Время в «Доме на набережной» определяет и направляет развитие сюжета и развитие характеров, временем проявляются люди; время - главный режиссер событий. Пролог повести носит откровенно символический характер и сразу же определяет дистанцию: «...меняются берега, отступают горы, редеют и облетают леса, темнеет небо, надвигается холод, надо спешить, спешить - и нет сил оглянуться назад, на то, что остановилось и замерло, как облако на краю небосклона»[43]. Главное время повести - это социальное время, от которого герой повести чувствует свою зависимость. Это время, которое, беря человека в подчинение, как бы освобождает личность от ответственности, время, на которое удобно все свалить. «Не Глебов виноват, и не люди, - идет жестокий внутренний монолог Глебова, главного героя повести, - а времена. Вот путь со временами и не здоровается»[44]. Это социальное время способно круто переменить судьбу человека, возвысить его или уронить туда, где теперь, через 35 лет после «царствования» в школе, сидит на корточках спившийся, в прямом и переносном смысле слова опустившийся на дно Левка Шулепников, потерявший даже свое имя «Ефим - не Ефим», гадает Глебов. И вообще - он теперь не Шулепников, а Прохоров. Трифонов рассматривает время с конца 30-х годов по начало 50-х не только как определенную эпоху, но и как питательную почву, сформировавшую такой феномен уже нашего времени, как Вадим Глебов. Писатель далек от пессимизма, не впадает он и в розовый оптимизм: человек, по его мнению, является объектом и - одновременно -субъектом эпохи, т.е. формирует ее.

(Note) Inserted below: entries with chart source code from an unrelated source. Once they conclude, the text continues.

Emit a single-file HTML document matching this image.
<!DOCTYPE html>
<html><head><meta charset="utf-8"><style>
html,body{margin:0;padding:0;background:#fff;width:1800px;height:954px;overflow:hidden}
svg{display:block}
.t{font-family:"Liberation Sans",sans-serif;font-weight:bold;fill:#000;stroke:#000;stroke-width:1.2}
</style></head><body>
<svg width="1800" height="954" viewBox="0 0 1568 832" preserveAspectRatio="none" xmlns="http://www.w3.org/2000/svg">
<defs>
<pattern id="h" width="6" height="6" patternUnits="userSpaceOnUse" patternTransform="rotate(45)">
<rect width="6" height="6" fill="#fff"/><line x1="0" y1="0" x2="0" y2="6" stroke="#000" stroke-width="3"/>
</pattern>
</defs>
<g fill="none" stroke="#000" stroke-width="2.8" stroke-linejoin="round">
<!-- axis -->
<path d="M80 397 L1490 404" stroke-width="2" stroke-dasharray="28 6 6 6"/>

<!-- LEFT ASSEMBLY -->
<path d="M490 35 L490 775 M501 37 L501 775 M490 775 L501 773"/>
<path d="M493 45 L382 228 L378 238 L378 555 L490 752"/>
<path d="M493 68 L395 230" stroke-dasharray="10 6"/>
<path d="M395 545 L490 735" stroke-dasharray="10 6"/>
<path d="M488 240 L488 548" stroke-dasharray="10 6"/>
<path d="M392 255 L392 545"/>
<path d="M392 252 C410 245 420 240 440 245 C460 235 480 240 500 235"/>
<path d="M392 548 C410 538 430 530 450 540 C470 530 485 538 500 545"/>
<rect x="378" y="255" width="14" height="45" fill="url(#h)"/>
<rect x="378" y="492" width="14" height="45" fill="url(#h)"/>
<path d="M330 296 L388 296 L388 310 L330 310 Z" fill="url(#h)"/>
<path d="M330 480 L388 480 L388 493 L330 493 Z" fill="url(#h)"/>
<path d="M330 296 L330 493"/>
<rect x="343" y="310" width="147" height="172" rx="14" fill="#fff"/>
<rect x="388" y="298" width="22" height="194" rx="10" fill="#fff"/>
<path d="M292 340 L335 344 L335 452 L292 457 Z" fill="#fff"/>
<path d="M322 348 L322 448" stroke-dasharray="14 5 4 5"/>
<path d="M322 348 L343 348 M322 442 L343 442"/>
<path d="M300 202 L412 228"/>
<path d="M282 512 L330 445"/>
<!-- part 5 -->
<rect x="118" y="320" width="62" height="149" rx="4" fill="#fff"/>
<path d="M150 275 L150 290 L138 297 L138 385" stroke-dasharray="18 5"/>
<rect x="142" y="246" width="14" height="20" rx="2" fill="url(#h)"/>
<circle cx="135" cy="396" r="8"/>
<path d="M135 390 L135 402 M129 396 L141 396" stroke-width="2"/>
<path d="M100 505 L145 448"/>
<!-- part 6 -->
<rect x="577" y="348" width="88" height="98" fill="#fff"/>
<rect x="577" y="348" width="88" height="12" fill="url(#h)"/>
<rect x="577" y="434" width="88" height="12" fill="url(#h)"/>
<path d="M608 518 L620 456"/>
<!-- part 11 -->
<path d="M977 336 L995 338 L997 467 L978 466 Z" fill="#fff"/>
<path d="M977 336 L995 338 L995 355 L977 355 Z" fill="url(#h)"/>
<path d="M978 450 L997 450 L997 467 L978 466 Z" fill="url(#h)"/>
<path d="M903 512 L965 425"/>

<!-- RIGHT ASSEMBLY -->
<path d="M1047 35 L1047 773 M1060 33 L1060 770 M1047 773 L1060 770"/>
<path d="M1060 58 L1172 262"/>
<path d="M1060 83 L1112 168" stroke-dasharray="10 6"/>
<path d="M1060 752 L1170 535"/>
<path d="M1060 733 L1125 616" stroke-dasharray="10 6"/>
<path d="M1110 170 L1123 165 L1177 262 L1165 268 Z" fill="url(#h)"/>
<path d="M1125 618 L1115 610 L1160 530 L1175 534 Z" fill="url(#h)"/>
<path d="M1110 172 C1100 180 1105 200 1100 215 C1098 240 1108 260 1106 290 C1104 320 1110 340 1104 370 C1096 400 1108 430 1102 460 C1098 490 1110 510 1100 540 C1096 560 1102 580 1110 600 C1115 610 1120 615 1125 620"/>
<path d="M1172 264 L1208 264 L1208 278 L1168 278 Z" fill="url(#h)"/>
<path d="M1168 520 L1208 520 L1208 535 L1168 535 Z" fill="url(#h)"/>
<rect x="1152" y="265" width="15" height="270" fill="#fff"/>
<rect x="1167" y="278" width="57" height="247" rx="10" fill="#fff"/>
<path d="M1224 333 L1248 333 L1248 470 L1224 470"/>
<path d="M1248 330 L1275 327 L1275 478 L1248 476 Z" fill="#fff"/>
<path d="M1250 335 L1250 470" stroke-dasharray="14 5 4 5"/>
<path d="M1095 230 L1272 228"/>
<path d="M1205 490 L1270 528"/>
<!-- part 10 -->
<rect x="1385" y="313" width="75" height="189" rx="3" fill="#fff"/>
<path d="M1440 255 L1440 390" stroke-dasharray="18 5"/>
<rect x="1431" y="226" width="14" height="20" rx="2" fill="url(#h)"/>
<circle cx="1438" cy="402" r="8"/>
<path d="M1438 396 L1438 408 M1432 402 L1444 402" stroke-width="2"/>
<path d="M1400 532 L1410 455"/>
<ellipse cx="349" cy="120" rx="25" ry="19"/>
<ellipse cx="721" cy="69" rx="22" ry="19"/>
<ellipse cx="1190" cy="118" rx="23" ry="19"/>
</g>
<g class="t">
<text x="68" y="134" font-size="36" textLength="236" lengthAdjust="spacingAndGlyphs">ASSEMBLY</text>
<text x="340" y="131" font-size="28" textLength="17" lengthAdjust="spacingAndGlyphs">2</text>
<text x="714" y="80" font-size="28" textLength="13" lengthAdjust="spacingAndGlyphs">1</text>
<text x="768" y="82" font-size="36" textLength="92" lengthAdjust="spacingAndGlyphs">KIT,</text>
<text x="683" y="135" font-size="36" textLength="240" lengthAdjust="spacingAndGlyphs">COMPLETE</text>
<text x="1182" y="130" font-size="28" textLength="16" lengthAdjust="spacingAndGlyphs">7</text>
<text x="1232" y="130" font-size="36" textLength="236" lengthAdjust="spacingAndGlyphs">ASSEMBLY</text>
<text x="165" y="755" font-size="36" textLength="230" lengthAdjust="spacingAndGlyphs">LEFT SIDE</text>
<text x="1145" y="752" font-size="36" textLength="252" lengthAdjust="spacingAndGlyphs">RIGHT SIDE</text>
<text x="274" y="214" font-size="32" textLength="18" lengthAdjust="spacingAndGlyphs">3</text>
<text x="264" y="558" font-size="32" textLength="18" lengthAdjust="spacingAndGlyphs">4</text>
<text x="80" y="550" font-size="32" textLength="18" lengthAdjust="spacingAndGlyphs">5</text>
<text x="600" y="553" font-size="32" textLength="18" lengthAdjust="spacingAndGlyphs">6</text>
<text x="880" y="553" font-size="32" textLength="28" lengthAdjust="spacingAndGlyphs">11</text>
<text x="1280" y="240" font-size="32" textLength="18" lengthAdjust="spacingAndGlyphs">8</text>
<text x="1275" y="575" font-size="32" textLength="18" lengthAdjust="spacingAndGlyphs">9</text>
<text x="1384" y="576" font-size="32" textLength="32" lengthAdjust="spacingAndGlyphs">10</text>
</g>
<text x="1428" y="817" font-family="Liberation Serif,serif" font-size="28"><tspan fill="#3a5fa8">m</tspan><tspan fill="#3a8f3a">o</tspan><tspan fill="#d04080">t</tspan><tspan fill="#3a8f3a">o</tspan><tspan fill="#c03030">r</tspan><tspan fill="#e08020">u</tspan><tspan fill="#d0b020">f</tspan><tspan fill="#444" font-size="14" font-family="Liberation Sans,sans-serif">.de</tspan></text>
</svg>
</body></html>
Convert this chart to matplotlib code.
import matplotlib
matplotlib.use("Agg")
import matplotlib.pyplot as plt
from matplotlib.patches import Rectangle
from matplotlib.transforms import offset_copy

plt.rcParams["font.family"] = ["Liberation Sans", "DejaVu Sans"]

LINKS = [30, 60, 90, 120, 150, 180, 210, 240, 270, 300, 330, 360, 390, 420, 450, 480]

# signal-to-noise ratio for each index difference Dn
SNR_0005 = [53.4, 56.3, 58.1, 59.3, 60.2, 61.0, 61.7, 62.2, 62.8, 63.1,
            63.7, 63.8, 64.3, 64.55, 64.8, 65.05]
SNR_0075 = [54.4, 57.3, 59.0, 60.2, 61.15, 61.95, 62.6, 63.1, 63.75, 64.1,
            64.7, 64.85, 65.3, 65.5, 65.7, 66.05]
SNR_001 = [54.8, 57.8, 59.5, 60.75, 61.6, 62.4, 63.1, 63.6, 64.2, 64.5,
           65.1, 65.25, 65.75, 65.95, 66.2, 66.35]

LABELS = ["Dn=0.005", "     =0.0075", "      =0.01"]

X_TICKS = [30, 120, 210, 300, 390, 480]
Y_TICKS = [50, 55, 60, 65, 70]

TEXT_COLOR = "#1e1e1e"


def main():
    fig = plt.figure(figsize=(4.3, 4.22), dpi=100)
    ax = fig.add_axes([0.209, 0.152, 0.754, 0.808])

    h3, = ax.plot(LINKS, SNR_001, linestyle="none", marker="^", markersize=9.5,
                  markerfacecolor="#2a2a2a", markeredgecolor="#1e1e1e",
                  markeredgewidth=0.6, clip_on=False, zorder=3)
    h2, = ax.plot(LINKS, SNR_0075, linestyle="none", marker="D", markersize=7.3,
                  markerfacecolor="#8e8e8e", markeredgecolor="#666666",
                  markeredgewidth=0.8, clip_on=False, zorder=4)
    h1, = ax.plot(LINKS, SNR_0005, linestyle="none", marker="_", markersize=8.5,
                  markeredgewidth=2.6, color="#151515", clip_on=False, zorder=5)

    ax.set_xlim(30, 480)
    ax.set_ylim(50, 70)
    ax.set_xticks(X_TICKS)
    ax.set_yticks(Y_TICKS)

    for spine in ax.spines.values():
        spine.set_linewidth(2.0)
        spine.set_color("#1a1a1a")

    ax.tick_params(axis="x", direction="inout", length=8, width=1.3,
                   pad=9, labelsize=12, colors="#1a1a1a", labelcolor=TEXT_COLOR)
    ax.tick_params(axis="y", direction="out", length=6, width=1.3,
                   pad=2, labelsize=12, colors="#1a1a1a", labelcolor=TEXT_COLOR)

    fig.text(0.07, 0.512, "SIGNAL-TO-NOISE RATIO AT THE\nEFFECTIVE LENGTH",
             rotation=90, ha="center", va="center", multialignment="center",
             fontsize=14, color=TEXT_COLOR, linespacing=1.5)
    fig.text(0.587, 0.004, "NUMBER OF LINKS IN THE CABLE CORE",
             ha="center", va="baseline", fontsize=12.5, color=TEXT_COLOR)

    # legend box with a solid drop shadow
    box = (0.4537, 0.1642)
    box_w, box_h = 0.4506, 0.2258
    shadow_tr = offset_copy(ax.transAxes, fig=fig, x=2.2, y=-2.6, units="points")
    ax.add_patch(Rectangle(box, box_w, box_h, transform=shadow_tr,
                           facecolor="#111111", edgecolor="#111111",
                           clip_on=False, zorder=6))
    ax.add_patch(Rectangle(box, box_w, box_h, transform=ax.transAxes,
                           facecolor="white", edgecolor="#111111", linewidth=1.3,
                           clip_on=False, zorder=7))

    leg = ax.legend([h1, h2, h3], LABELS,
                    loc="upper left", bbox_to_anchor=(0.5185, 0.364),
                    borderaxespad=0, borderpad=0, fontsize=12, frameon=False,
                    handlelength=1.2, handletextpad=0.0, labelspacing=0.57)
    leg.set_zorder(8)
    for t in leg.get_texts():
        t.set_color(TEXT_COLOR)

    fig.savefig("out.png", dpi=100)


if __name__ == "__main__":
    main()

Трифонов пристально следит за календарем, ему важно, что Глебов встретил Шулепникова «в один из нестерпимо жарких августовских дней 1972 года», и жена Глебова аккуратно выцарапывает детским подчерком на банках с вареньем: «крыжовник 72», «клубника 72».
Из горящего лета 1972 года Трифонов возвращает Глебова в те времена, с которыми еще «здоровается» Шулепников.